**Problem details:** Exclude the pictures, then copy word for word the lines running from the beginning of the records through the line with "SERIF = ['Liberation Serif', 'DejaVu Serif']".

**Data for the task:**
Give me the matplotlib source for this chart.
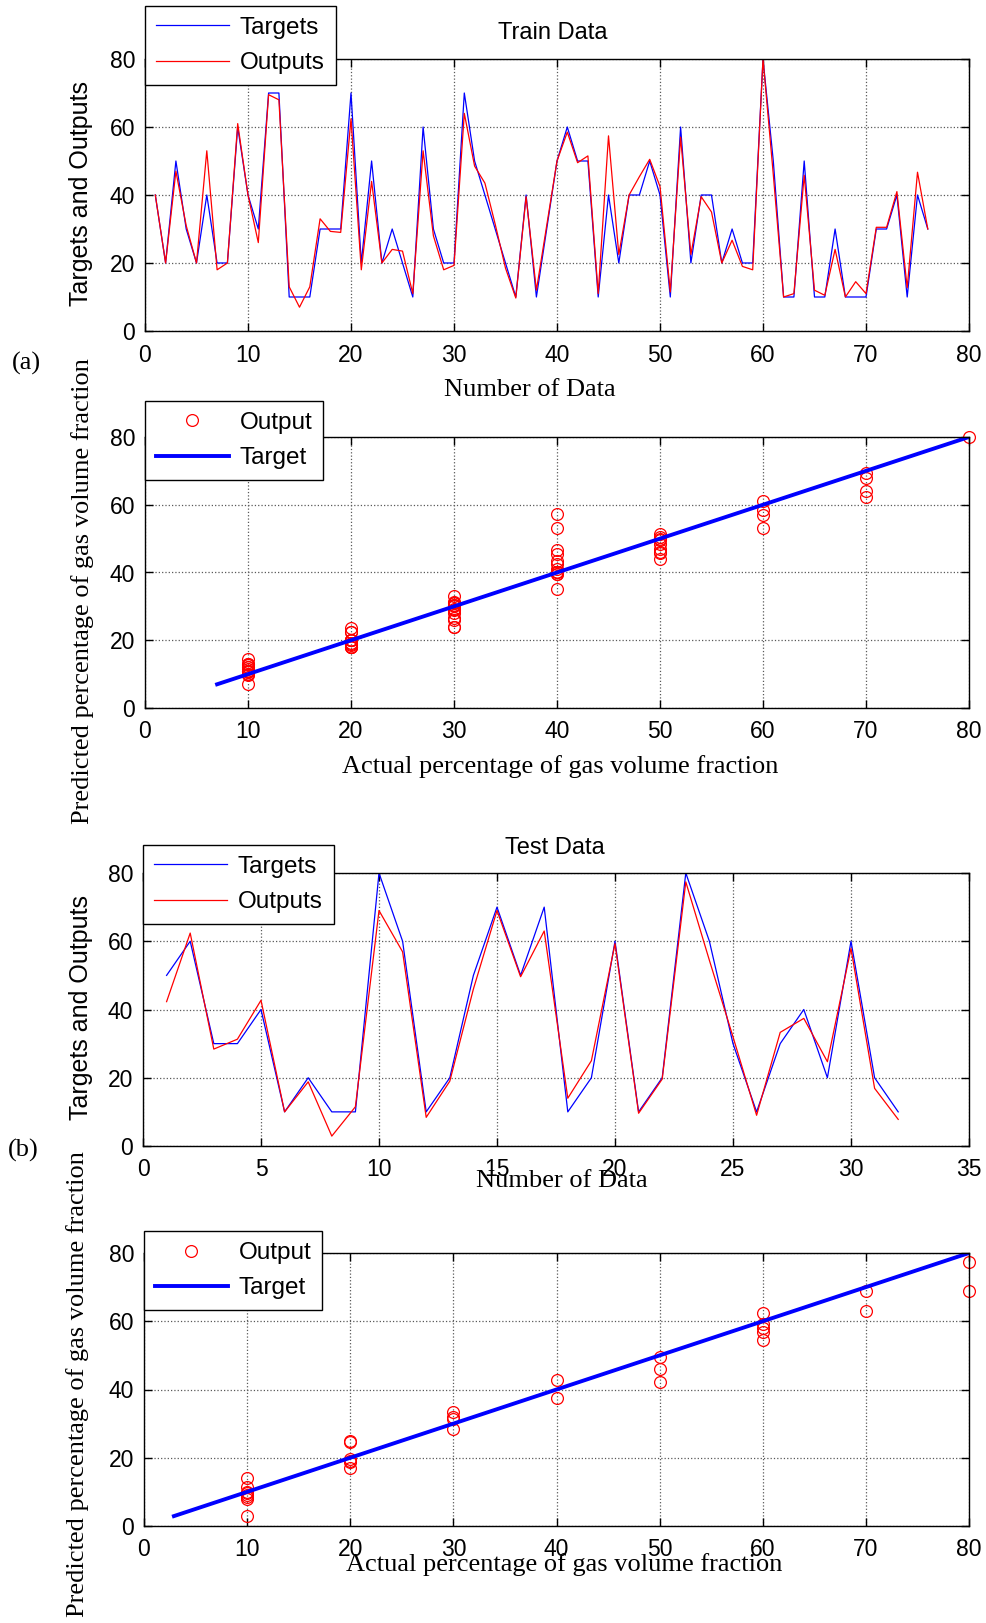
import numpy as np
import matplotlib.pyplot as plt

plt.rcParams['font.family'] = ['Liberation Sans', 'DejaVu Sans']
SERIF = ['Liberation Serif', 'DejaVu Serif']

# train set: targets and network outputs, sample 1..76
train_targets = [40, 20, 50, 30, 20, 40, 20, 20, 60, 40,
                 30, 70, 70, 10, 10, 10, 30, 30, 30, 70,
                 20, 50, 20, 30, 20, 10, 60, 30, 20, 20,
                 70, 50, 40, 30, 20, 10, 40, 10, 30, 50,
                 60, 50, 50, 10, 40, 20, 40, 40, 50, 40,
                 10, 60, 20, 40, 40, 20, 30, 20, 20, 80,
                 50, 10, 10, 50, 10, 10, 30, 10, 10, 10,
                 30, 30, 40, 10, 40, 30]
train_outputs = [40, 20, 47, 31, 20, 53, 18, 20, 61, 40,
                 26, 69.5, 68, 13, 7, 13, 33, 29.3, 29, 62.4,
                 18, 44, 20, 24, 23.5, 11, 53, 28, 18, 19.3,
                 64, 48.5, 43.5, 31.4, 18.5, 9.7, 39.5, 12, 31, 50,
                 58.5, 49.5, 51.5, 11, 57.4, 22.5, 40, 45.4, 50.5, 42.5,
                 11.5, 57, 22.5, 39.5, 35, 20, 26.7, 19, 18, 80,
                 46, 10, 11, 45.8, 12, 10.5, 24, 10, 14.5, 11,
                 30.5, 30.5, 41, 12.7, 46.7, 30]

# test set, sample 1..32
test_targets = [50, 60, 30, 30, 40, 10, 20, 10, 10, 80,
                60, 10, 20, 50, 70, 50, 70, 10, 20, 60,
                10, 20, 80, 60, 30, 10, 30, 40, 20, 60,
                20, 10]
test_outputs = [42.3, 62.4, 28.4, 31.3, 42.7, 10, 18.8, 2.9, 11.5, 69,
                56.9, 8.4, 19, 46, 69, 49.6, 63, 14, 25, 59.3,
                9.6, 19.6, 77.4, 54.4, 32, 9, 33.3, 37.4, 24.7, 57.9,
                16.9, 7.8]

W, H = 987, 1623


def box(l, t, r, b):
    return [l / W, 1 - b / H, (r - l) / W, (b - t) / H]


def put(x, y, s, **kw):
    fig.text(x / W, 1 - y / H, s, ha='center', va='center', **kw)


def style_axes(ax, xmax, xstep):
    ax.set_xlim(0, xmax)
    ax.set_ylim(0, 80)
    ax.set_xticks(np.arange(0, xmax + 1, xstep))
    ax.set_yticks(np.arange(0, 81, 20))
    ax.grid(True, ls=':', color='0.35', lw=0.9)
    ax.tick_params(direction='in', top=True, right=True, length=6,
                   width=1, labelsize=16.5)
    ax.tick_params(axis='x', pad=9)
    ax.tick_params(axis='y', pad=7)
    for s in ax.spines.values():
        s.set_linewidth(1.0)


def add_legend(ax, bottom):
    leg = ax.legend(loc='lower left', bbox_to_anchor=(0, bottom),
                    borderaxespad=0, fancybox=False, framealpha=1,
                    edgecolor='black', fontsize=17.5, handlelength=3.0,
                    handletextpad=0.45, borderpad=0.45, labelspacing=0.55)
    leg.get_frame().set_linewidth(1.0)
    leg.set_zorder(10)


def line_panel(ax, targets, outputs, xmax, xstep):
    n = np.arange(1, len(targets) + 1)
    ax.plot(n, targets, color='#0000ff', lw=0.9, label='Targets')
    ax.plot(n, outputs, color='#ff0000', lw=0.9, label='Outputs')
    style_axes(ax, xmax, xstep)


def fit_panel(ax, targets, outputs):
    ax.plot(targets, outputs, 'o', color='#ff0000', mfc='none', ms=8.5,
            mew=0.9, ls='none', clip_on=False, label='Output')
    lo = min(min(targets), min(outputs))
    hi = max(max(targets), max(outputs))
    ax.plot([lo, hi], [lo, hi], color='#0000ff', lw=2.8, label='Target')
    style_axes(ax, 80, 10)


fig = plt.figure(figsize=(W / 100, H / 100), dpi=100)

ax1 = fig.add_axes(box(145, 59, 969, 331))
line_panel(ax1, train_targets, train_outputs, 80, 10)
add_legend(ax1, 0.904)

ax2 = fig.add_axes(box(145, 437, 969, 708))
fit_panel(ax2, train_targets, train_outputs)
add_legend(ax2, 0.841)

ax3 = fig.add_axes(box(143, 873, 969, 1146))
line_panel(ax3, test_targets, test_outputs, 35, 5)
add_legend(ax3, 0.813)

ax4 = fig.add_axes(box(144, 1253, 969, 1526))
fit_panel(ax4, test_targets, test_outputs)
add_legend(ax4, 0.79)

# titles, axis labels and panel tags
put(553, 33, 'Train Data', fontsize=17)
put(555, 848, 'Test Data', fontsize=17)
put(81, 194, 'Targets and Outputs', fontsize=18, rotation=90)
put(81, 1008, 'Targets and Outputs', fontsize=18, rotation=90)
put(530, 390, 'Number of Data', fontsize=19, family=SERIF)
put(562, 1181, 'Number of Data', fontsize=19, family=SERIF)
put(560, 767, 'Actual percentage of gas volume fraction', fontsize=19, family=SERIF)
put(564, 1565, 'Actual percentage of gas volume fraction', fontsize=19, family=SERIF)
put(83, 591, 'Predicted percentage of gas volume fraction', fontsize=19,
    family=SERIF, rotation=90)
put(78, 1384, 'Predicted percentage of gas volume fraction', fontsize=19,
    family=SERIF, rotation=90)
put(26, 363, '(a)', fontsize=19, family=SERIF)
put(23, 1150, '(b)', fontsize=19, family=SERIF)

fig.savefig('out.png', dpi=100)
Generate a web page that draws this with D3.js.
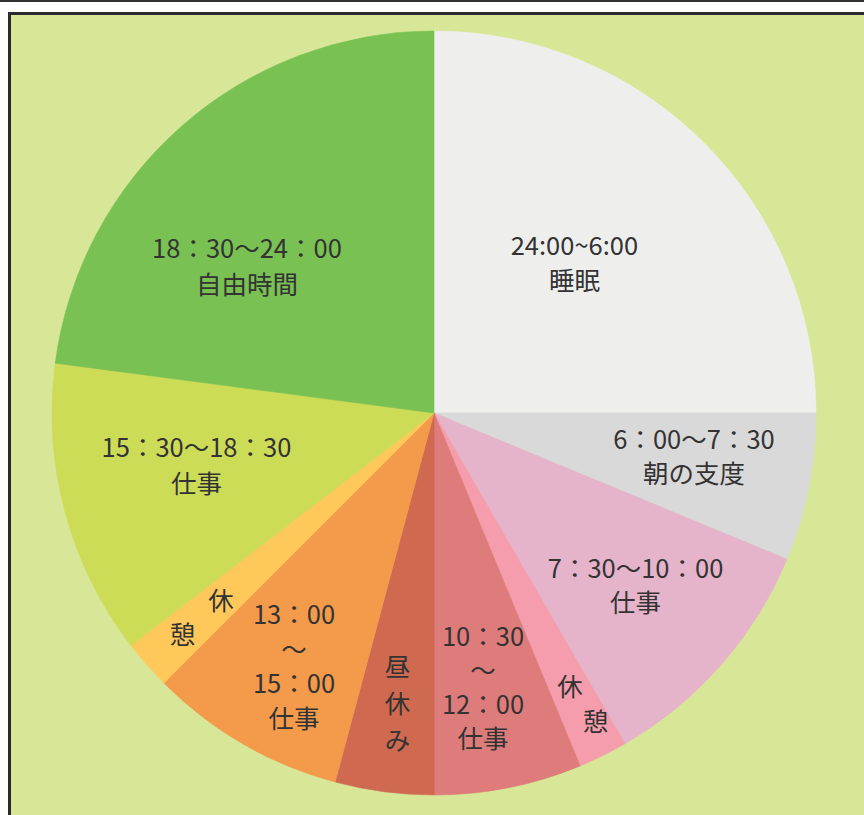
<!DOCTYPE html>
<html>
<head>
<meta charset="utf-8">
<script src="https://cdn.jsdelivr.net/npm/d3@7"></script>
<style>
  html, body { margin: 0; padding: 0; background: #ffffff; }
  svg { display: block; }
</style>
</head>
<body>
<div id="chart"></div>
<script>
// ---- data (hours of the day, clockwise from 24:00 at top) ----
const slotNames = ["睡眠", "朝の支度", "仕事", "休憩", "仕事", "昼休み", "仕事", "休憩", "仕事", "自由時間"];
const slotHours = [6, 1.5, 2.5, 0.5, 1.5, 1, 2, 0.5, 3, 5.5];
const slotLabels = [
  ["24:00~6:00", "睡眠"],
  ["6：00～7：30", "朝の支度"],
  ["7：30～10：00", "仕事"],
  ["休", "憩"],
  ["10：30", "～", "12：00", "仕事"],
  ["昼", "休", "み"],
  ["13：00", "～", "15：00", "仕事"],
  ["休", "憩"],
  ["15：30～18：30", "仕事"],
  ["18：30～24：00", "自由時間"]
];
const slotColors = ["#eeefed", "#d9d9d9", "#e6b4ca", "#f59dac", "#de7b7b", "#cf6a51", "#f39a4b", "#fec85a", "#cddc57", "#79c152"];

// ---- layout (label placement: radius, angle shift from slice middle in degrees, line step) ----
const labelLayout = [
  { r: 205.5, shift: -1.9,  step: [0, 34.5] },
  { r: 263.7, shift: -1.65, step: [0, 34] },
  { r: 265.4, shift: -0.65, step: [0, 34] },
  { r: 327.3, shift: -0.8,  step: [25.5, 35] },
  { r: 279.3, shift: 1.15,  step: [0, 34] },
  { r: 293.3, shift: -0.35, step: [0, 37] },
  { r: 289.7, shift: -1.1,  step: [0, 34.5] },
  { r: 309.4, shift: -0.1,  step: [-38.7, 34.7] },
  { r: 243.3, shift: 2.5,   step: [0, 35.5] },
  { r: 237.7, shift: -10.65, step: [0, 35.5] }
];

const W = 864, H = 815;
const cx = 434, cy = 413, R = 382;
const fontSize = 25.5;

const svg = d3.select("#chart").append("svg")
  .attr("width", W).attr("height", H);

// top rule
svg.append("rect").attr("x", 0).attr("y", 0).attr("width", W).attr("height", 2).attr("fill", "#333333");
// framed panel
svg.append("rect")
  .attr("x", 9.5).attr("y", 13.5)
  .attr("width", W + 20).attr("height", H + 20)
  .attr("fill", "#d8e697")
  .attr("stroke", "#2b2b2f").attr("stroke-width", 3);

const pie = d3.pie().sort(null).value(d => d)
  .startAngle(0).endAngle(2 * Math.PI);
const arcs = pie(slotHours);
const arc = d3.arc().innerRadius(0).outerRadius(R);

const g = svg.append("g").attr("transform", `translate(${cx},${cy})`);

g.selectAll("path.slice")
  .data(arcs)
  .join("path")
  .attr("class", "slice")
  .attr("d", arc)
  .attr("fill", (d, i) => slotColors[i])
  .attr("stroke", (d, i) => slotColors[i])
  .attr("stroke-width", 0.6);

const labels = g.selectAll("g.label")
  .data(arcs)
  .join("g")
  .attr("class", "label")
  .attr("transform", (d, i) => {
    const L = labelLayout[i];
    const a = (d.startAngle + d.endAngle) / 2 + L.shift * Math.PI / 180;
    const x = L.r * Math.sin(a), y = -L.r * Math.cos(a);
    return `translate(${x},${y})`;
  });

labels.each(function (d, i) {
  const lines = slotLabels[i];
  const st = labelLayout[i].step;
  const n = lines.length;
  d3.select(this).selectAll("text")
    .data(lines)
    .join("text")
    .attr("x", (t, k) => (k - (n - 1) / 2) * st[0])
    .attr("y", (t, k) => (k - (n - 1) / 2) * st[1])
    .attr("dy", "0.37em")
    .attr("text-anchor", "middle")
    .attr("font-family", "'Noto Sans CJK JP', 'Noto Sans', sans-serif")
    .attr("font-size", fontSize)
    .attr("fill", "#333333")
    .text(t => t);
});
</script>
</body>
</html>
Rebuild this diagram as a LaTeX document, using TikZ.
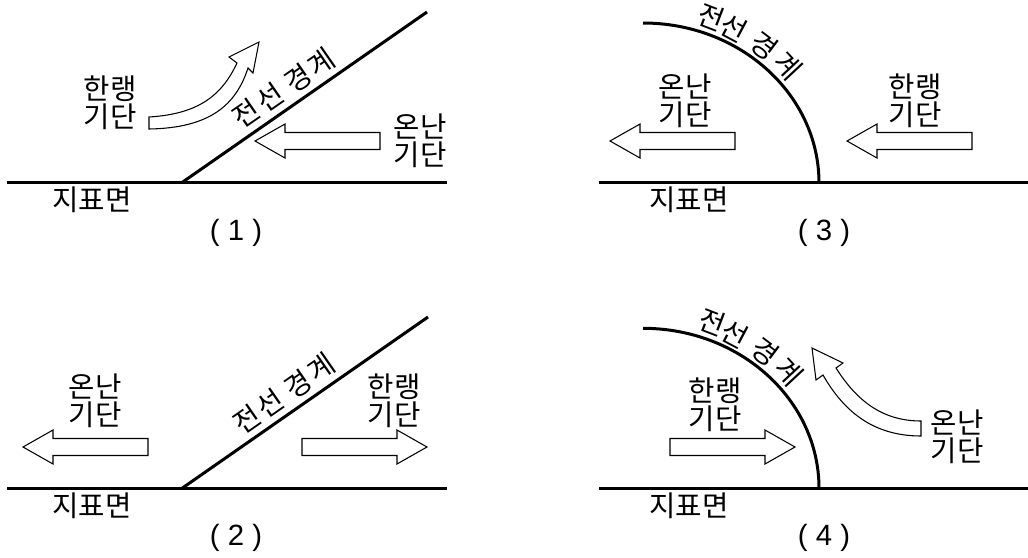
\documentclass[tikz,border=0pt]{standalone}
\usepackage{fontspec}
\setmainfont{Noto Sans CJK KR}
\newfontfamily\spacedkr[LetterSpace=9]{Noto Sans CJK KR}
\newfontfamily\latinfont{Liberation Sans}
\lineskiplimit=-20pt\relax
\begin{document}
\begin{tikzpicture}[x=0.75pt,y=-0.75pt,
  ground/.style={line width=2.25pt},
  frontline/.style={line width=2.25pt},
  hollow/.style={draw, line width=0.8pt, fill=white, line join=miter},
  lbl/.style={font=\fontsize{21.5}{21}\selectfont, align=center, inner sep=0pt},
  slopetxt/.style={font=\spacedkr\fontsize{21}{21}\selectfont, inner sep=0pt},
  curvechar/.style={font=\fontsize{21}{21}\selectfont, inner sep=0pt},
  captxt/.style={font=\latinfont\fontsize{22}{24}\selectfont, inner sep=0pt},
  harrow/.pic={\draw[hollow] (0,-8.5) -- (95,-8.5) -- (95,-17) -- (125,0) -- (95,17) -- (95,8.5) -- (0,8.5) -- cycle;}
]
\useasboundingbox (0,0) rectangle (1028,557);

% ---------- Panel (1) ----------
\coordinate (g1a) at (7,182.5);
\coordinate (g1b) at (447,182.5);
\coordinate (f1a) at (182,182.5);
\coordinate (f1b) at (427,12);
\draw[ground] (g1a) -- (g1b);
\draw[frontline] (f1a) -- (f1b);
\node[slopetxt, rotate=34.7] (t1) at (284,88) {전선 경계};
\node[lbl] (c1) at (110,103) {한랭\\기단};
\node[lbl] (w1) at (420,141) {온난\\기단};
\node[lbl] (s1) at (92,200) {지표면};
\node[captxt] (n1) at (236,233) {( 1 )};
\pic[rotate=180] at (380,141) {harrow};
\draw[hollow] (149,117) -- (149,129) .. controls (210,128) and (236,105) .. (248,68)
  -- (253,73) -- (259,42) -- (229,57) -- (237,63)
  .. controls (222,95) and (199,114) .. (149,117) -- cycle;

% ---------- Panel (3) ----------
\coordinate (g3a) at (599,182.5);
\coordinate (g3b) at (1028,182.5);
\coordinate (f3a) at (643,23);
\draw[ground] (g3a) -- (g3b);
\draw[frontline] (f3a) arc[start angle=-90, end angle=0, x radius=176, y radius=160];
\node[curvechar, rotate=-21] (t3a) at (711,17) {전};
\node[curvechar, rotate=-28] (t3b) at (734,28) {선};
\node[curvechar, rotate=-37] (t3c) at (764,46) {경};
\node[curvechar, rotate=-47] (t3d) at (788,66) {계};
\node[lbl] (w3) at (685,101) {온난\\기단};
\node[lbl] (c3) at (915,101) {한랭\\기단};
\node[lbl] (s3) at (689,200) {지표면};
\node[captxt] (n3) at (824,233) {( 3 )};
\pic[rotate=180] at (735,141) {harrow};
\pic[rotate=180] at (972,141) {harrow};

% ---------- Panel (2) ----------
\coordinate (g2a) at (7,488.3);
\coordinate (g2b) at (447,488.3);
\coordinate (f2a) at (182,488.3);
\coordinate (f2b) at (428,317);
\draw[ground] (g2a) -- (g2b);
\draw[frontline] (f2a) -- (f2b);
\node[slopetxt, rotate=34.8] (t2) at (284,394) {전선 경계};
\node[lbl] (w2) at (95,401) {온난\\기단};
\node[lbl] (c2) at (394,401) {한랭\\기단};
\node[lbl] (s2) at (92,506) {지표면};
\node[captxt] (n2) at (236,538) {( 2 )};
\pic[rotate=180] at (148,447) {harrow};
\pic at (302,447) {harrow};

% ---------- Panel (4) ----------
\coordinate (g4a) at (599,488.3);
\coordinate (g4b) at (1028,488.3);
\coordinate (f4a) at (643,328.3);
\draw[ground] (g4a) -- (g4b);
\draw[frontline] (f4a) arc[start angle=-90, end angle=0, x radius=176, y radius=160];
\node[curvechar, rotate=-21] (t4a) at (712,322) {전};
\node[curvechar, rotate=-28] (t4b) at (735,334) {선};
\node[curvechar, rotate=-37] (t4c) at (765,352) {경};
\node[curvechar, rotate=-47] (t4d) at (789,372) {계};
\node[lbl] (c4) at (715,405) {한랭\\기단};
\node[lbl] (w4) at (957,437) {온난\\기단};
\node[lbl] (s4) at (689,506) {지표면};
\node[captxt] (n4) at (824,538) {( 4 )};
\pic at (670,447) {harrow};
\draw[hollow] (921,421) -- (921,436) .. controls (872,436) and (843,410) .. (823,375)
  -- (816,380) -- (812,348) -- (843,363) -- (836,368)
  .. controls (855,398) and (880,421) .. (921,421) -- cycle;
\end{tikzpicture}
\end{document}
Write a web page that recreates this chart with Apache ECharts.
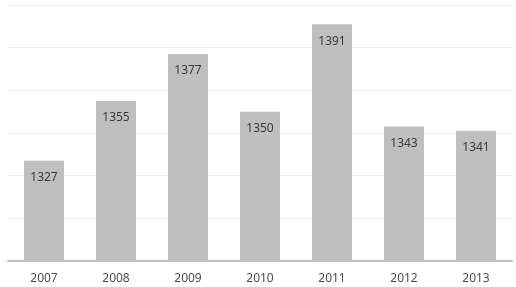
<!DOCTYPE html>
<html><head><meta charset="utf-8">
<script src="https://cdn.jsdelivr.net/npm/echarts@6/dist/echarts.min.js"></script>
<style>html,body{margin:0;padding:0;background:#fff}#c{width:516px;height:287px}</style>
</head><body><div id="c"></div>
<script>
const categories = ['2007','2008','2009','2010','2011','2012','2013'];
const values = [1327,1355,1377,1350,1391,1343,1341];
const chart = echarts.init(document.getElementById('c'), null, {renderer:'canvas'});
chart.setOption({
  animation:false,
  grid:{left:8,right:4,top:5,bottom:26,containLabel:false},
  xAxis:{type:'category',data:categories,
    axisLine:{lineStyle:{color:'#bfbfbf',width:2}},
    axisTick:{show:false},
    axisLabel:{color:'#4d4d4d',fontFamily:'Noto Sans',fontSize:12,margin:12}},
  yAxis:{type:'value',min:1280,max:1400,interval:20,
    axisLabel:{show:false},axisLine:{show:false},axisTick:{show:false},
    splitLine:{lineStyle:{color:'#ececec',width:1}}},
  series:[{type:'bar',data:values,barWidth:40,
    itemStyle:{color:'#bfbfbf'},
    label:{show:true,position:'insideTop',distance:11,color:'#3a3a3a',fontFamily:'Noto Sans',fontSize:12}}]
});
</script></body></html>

**Reply to the task:**
Give me the matplotlib source for this chart.
import numpy as np
import matplotlib.pyplot as plt

plt.rcParams['font.family'] = ['Liberation Sans', 'DejaVu Sans']
SERIF = ['Liberation Serif', 'DejaVu Serif']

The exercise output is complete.